● Given exercise: Please write out the lines of the data exactly, beginning with the first and ending with the line containing "3.68, 5.2, 4.8, 4.63, 4.48, 4.32, 3.75, 4.57, 4.48, 4.0]"; leave the pictures behind.

########################################

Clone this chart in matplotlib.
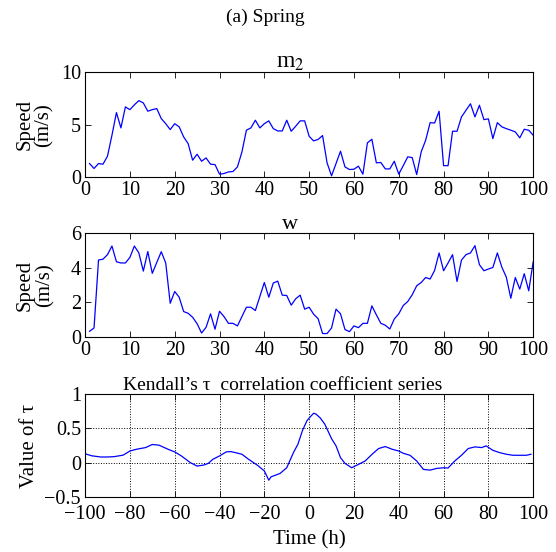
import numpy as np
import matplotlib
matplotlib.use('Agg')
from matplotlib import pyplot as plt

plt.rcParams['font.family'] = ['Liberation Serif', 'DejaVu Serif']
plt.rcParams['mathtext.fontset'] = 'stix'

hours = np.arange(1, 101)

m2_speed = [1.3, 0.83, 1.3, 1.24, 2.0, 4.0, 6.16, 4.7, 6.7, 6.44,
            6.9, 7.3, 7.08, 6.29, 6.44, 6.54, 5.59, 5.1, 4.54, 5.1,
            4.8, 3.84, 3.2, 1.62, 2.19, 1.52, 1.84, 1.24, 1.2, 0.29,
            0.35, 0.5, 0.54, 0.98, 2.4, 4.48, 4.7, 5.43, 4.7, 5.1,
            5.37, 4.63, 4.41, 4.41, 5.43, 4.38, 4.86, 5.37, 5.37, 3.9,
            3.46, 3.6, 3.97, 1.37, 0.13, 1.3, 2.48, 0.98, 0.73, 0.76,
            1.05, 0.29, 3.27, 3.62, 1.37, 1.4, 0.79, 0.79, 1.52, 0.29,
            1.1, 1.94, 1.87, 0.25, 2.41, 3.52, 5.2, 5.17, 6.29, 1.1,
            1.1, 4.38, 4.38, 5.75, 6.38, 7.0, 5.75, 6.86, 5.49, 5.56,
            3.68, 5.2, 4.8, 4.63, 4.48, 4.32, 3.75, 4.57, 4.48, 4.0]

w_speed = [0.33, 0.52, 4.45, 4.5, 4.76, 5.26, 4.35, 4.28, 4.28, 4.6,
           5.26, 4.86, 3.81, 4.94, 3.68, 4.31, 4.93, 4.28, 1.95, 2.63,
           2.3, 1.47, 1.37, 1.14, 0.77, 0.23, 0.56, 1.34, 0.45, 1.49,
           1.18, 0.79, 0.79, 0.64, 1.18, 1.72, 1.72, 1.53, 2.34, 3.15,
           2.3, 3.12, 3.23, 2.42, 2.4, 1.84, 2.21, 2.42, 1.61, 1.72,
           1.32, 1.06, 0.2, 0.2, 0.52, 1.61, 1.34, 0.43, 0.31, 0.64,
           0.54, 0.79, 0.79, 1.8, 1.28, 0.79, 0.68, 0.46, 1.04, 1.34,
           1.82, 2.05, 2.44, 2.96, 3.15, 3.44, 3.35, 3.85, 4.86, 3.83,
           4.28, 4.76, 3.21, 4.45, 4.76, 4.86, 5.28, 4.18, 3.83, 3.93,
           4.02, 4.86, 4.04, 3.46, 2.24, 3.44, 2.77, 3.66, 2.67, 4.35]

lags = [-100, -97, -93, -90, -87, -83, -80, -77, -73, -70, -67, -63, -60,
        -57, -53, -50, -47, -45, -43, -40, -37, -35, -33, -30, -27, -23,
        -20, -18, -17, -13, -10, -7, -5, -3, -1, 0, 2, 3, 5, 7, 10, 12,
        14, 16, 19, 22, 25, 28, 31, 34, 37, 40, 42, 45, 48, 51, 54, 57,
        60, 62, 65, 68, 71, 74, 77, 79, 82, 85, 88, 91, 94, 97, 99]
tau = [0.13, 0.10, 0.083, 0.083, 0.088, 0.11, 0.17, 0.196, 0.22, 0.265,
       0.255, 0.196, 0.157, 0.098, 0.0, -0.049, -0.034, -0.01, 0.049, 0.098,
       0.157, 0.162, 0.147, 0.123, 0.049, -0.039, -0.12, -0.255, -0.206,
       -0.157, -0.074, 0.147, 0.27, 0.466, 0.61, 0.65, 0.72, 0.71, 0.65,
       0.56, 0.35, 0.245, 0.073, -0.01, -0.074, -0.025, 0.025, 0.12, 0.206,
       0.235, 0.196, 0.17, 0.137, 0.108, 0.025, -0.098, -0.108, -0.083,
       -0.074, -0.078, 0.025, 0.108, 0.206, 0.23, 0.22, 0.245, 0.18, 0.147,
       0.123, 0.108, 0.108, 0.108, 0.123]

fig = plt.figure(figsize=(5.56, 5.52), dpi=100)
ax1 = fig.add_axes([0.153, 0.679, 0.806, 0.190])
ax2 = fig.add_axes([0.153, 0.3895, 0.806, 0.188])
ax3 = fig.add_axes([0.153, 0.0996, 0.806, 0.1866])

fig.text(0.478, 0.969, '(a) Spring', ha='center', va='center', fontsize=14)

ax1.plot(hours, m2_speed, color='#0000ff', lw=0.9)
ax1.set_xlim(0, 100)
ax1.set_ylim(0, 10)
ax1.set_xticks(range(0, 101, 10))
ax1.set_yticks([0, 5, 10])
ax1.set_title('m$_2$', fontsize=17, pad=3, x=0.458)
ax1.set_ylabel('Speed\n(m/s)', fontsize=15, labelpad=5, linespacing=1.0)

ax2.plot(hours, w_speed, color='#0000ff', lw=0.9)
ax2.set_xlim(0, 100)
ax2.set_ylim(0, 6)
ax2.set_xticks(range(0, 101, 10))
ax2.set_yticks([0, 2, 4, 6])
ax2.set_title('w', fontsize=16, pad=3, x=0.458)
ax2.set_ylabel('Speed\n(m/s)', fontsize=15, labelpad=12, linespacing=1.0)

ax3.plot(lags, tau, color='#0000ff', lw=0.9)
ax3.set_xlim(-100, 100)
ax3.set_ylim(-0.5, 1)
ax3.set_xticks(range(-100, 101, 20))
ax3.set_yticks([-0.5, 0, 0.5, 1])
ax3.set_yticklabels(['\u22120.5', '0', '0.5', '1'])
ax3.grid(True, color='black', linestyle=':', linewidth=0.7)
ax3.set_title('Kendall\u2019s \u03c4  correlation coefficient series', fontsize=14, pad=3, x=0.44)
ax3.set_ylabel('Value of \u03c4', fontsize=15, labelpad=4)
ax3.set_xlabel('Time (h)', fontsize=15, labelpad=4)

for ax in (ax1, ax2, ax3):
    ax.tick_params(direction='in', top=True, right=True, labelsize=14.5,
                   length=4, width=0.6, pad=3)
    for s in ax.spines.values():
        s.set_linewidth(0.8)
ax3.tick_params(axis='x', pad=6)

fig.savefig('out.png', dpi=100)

########################################

● The answer:
Clone this chart in matplotlib.
import numpy as np
import matplotlib
matplotlib.use('Agg')
from matplotlib import pyplot as plt

plt.rcParams['font.family'] = ['Liberation Serif', 'DejaVu Serif']
plt.rcParams['mathtext.fontset'] = 'stix'

hours = np.arange(1, 101)

m2_speed = [1.3, 0.83, 1.3, 1.24, 2.0, 4.0, 6.16, 4.7, 6.7, 6.44,
            6.9, 7.3, 7.08, 6.29, 6.44, 6.54, 5.59, 5.1, 4.54, 5.1,
            4.8, 3.84, 3.2, 1.62, 2.19, 1.52, 1.84, 1.24, 1.2, 0.29,
            0.35, 0.5, 0.54, 0.98, 2.4, 4.48, 4.7, 5.43, 4.7, 5.1,
            5.37, 4.63, 4.41, 4.41, 5.43, 4.38, 4.86, 5.37, 5.37, 3.9,
            3.46, 3.6, 3.97, 1.37, 0.13, 1.3, 2.48, 0.98, 0.73, 0.76,
            1.05, 0.29, 3.27, 3.62, 1.37, 1.4, 0.79, 0.79, 1.52, 0.29,
            1.1, 1.94, 1.87, 0.25, 2.41, 3.52, 5.2, 5.17, 6.29, 1.1,
            1.1, 4.38, 4.38, 5.75, 6.38, 7.0, 5.75, 6.86, 5.49, 5.56,
            3.68, 5.2, 4.8, 4.63, 4.48, 4.32, 3.75, 4.57, 4.48, 4.0]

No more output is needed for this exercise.